Only with the advent of Modernity did that situation change, and then not in an unequivocal and unilateral direction. In close association with the social transformations of the Industrial Revolution, modern art emerged as the result of the constitution of an independent market and an institutional system of cultural institutions organised around the purchase and preservation of the artistic objects. Artistic practices, deeply ingrained in the functioning of that system, turned themselves against it in the name of a closer association with life, that in many cases took the form of a demand for social change. Although programmatically this demand could only have failed, as it did, its effects in the social field have been dramatic, and only recently understood in their complexity –an example of this could be the failure of the utopian stance associated with Russian Constructivism and their profound influence in the field of design, advertising and architecture. In the post-war period advanced artistic practice articulated its critical stance through an emphasis in the linguistic aspect of the artwork and the parallel attempt to deny its association with craft and objecthood. Even the most traditional art forms, such as panting and sculpture, could not escape this process and were thus subjected to a linguistic reading. The emphasis on the informational nature of art production coincided with the development of a service economy based on speed and efficacy of the communicational processes. Thus, it could be stated that in the post-war period, advanced artistic practice became increasingly integrated to the process of production of economic value, centered around communications.

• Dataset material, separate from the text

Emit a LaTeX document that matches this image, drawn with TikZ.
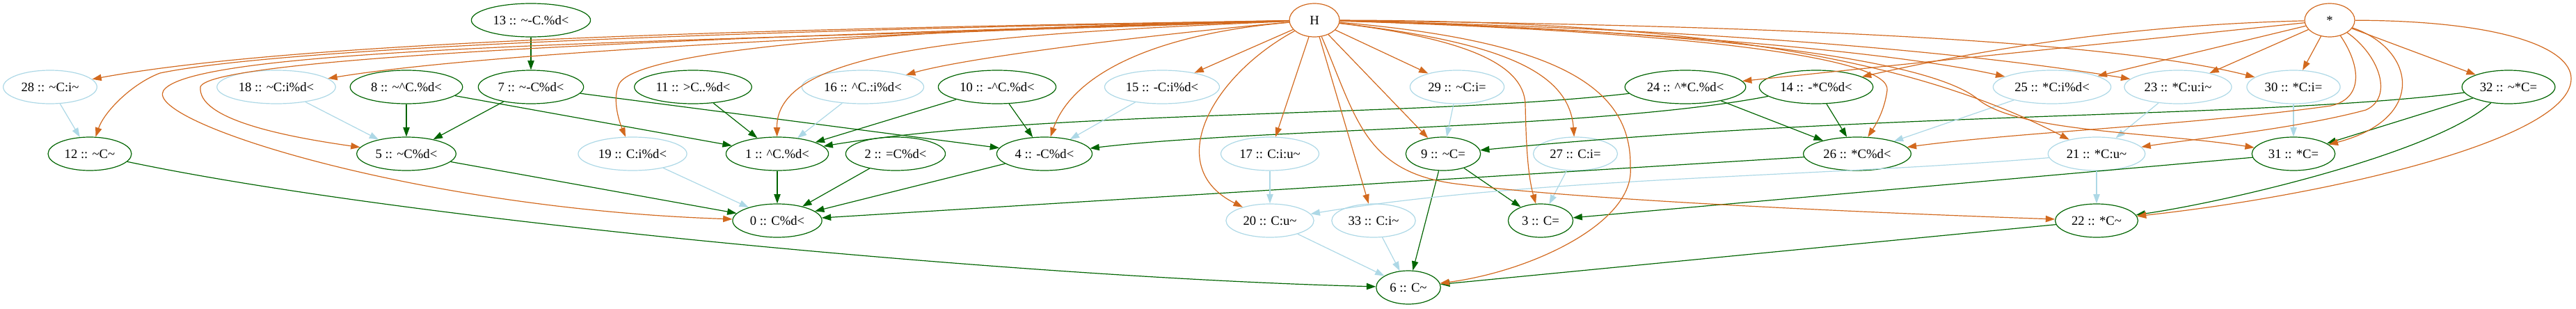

Indeed the centrality of language and communication in the economic process has recently become the focus of intense debate and discussion. Equally, and most clearly since the transformations in the language of contemporary art in the late sixties, art production itself has come to be organised around processes of a communicational nature. This clearly constitutes a renewed possibility for the artists involved in such practices to readdress the topic of social change, and the number of people working in that direction has grown exponentially in the last decade. At the same time, more traditional, object-based, forms of art practice, associated with an extraordinary process of expansion of the art market, and the privatization of cultural institutions have increasingly gained an extraordinary level of visibility that advanced practices seem unable to match. The struggle seems to be both for visibility and resources in a context in which the arts are unequivocally merging with the system of entertainment. The future of these advanced forms of artistic production and their efficacy vis-à-vis their ambition for social change resides in their possibility of contesting the traditional forms of economic support for the arts –based on collecting- and thus entering into association with other fields of economic production and circulation. One of the main risks for these practices is to avoid a tendency towards instrumentalization that tends to consider them a form of social engineering. Their success as artistic practices will ultimately depend on their resilience to perform a compensatory function, in accordance to the interests of a particular institution of organisation.

It remains to be seen to which extent these advanced artistic practices – directed to the production of “experimental communities” – will succeed in gaining visibility in a system largely dominated by the consumption of individual objects and, if so, will retain any degree of the autonomy that was historically associated in the West with the production of “art.”